THE EXERCISE
Repeat the listing word for word. No pictures belong in the copy.

MATERIAL PROVIDED
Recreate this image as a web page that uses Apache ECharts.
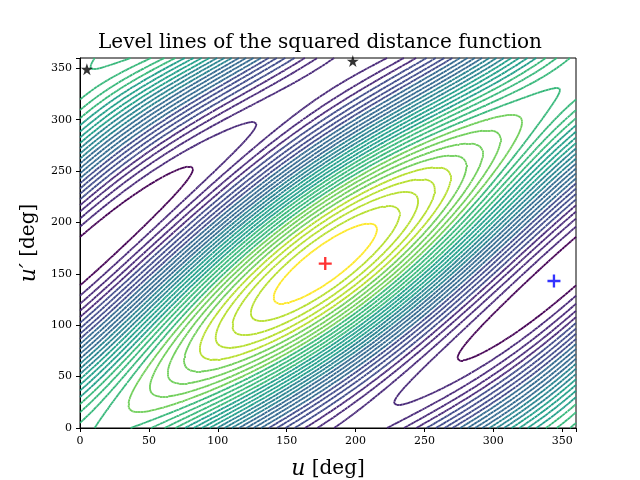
<!DOCTYPE html>
<html>
<head>
<meta charset="utf-8">
<script src="https://cdn.jsdelivr.net/npm/echarts@6/dist/echarts.min.js"></script>
<style>html,body{margin:0;background:#fff}#c{width:640px;height:480px}</style>
</head>
<body>
<div id="c"></div>
<script>
// tick labels and markers
var ticks = [0, 50, 100, 150, 200, 250, 300, 350];
var maxPoint = [[178, 160]];
var minPoint = [[344, 143]];
var stars = [[5, 349], [198, 357]];
var levelCount = 34;
// weights of the distance field (diagonal term, u term, u' term)
var weights = [2.2, 0.5, 0.3];
var phases = [18, 178, 160];

var viridis = ["#440154", "#482878", "#3e4989", "#31688e", "#26828e", "#1f9e89", "#35b779", "#6ece58", "#b5de2b", "#fde725"];

function field(u, v) {
  var r = Math.PI / 180;
  return weights[0] * (1 + Math.cos((u - v - phases[0]) * r)) +
    weights[1] * (1 + Math.cos((u - phases[1]) * r)) +
    weights[2] * (1 + Math.cos((v - phases[2]) * r));
}

var step = 2, n = 360 / step + 1;
var grid = [], fmin = Infinity, fmax = -Infinity;
for (var i = 0; i < n; i++) {
  grid.push([]);
  for (var j = 0; j < n; j++) {
    var f = field(i * step, j * step);
    grid[i].push(f);
    if (f < fmin) fmin = f;
    if (f > fmax) fmax = f;
  }
}

function colorAt(t) {
  var k = Math.min(viridis.length - 1, Math.round(t * (viridis.length - 1)));
  return viridis[k];
}

function contour(level) {
  var segs = [];
  for (var i = 0; i < n - 1; i++) {
    for (var j = 0; j < n - 1; j++) {
      var x0 = i * step, y0 = j * step;
      var c = [[x0, y0, grid[i][j]], [x0 + step, y0, grid[i + 1][j]],
               [x0 + step, y0 + step, grid[i + 1][j + 1]], [x0, y0 + step, grid[i][j + 1]]];
      var pts = [];
      for (var e = 0; e < 4; e++) {
        var a = c[e], b = c[(e + 1) % 4];
        if ((a[2] >= level) !== (b[2] >= level)) {
          var t = (level - a[2]) / (b[2] - a[2]);
          pts.push([a[0] + t * (b[0] - a[0]), a[1] + t * (b[1] - a[1])]);
        }
      }
      if (pts.length === 2) segs.push({coords: [pts[0], pts[1]]});
      else if (pts.length === 4) {
        segs.push({coords: [pts[0], pts[1]]});
        segs.push({coords: [pts[2], pts[3]]});
      }
    }
  }
  return segs;
}

var series = [];
for (var k = 1; k < levelCount; k++) {
  var t = k / levelCount;
  var level = fmin + t * (fmax - fmin);
  series.push({
    type: "lines",
    coordinateSystem: "cartesian2d",
    data: contour(level),
    lineStyle: {color: colorAt(t), width: 1.8, opacity: 1},
    silent: true,
    z: 2
  });
}

var plus = "path://M4.1,0H5.9V4.1H10V5.9H5.9V10H4.1V5.9H0V4.1H4.1Z";
var star = "path://M5,0L6.2,3.6H10L6.9,5.9L8.1,9.5L5,7.3L1.9,9.5L3.1,5.9L0,3.6H3.8Z";
series.push(
  {type: "scatter", data: maxPoint, symbol: plus, symbolSize: 13, itemStyle: {color: "#ff0000"}, z: 5},
  {type: "scatter", data: minPoint, symbol: plus, symbolSize: 13, itemStyle: {color: "#0000ff"}, z: 5},
  {type: "scatter", data: stars, symbol: star, symbolSize: 12, itemStyle: {color: "#000"}, z: 5, clip: false}
);

var chart = echarts.init(document.getElementById("c"));
var axisCommon = {
  type: "value", min: 0, max: 360, interval: 50,
  axisLine: {show: true, lineStyle: {color: "#000", width: 1}},
  axisTick: {show: true, inside: false, length: 4, lineStyle: {color: "#000"}},
  axisLabel: {color: "#000", fontFamily: "DejaVu Serif", fontSize: 11,
    formatter: function (v) { return ticks.indexOf(v) >= 0 ? v : ""; }},
  splitLine: {show: false},
  nameLocation: "middle",
  nameTextStyle: {color: "#000", fontFamily: "DejaVu Serif", fontSize: 20,
    rich: {i: {fontStyle: "italic", fontFamily: "DejaVu Serif", fontSize: 22, color: "#000"}}}
};
chart.setOption({
  animation: false,
  title: {text: "Level lines of the squared distance function", left: "center", top: 28,
    textStyle: {fontFamily: "DejaVu Serif", fontWeight: "normal", fontSize: 20, color: "#000"}},
  grid: {left: 80, right: 64, top: 58, bottom: 52, show: true, borderColor: "#000", borderWidth: 1,
    outerBoundsMode: "none"},
  xAxis: Object.assign({}, axisCommon, {name: "{i|u} [deg]", nameGap: 30}),
  yAxis: Object.assign({}, axisCommon, {name: "{i|u′} [deg]", nameGap: 40}),
  series: series
});
</script>
</body>
</html>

REPLY
Recreate this image as a web page that uses Apache ECharts.
<!DOCTYPE html>
<html>
<head>
<meta charset="utf-8">
<script src="https://cdn.jsdelivr.net/npm/echarts@6/dist/echarts.min.js"></script>
<style>html,body{margin:0;background:#fff}#c{width:640px;height:480px}</style>
</head>
<body>
<div id="c"></div>
<script>
// tick labels and markers
var ticks = [0, 50, 100, 150, 200, 250, 300, 350];
var maxPoint = [[178, 160]];
var minPoint = [[344, 143]];
var stars = [[5, 349], [198, 357]];
var levelCount = 34;
// weights of the distance field (diagonal term, u term, u' term)
var weights = [2.2, 0.5, 0.3];
var phases = [18, 178, 160];

var viridis = ["#440154", "#482878", "#3e4989", "#31688e", "#26828e", "#1f9e89", "#35b779", "#6ece58", "#b5de2b", "#fde725"];

function field(u, v) {
  var r = Math.PI / 180;
  return weights[0] * (1 + Math.cos((u - v - phases[0]) * r)) +
    weights[1] * (1 + Math.cos((u - phases[1]) * r)) +
    weights[2] * (1 + Math.cos((v - phases[2]) * r));
}

var step = 2, n = 360 / step + 1;
var grid = [], fmin = Infinity, fmax = -Infinity;
for (var i = 0; i < n; i++) {
  grid.push([]);
  for (var j = 0; j < n; j++) {
    var f = field(i * step, j * step);
    grid[i].push(f);
    if (f < fmin) fmin = f;
    if (f > fmax) fmax = f;
  }
}

function colorAt(t) {
  var k = Math.min(viridis.length - 1, Math.round(t * (viridis.length - 1)));
  return viridis[k];
}

function contour(level) {
  var segs = [];
  for (var i = 0; i < n - 1; i++) {
    for (var j = 0; j < n - 1; j++) {
      var x0 = i * step, y0 = j * step;
      var c = [[x0, y0, grid[i][j]], [x0 + step, y0, grid[i + 1][j]],
               [x0 + step, y0 + step, grid[i + 1][j + 1]], [x0, y0 + step, grid[i][j + 1]]];
      var pts = [];
      for (var e = 0; e < 4; e++) {
        var a = c[e], b = c[(e + 1) % 4];
        if ((a[2] >= level) !== (b[2] >= level)) {
          var t = (level - a[2]) / (b[2] - a[2]);
          pts.push([a[0] + t * (b[0] - a[0]), a[1] + t * (b[1] - a[1])]);
        }
      }
      if (pts.length === 2) segs.push({coords: [pts[0], pts[1]]});
      else if (pts.length === 4) {
        segs.push({coords: [pts[0], pts[1]]});
        segs.push({coords: [pts[2], pts[3]]});
      }
    }
  }
  return segs;
}

var series = [];
for (var k = 1; k < levelCount; k++) {
  var t = k / levelCount;
  var level = fmin + t * (fmax - fmin);
  series.push({
    type: "lines",
    coordinateSystem: "cartesian2d",
    data: contour(level),
    lineStyle: {color: colorAt(t), width: 1.8, opacity: 1},
    silent: true,
    z: 2
  });
}

var plus = "path://M4.1,0H5.9V4.1H10V5.9H5.9V10H4.1V5.9H0V4.1H4.1Z";
var star = "path://M5,0L6.2,3.6H10L6.9,5.9L8.1,9.5L5,7.3L1.9,9.5L3.1,5.9L0,3.6H3.8Z";
series.push(
  {type: "scatter", data: maxPoint, symbol: plus, symbolSize: 13, itemStyle: {color: "#ff0000"}, z: 5},
  {type: "scatter", data: minPoint, symbol: plus, symbolSize: 13, itemStyle: {color: "#0000ff"}, z: 5},
  {type: "scatter", data: stars, symbol: star, symbolSize: 12, itemStyle: {color: "#000"}, z: 5, clip: false}
);

var chart = echarts.init(document.getElementById("c"));
var axisCommon = {
  type: "value", min: 0, max: 360, interval: 50,
  axisLine: {show: true, lineStyle: {color: "#000", width: 1}},
  axisTick: {show: true, inside: false, length: 4, lineStyle: {color: "#000"}},
  axisLabel: {color: "#000", fontFamily: "DejaVu Serif", fontSize: 11,
    formatter: function (v) { return ticks.indexOf(v) >= 0 ? v : ""; }},
  splitLine: {show: false},
  nameLocation: "middle",
  nameTextStyle: {color: "#000", fontFamily: "DejaVu Serif", fontSize: 20,
    rich: {i: {fontStyle: "italic", fontFamily: "DejaVu Serif", fontSize: 22, color: "#000"}}}
};
chart.setOption({
  animation: false,
  title: {text: "Level lines of the squared distance function", left: "center", top: 28,
    textStyle: {fontFamily: "DejaVu Serif", fontWeight: "normal", fontSize: 20, color: "#000"}},
  grid: {left: 80, right: 64, top: 58, bottom: 52, show: true, borderColor: "#000", borderWidth: 1,
    outerBoundsMode: "none"},
  xAxis: Object.assign({}, axisCommon, {name: "{i|u} [deg]", nameGap: 30}),
  yAxis: Object.assign({}, axisCommon, {name: "{i|u′} [deg]", nameGap: 40}),
  series: series
});
</script>
</body>
</html>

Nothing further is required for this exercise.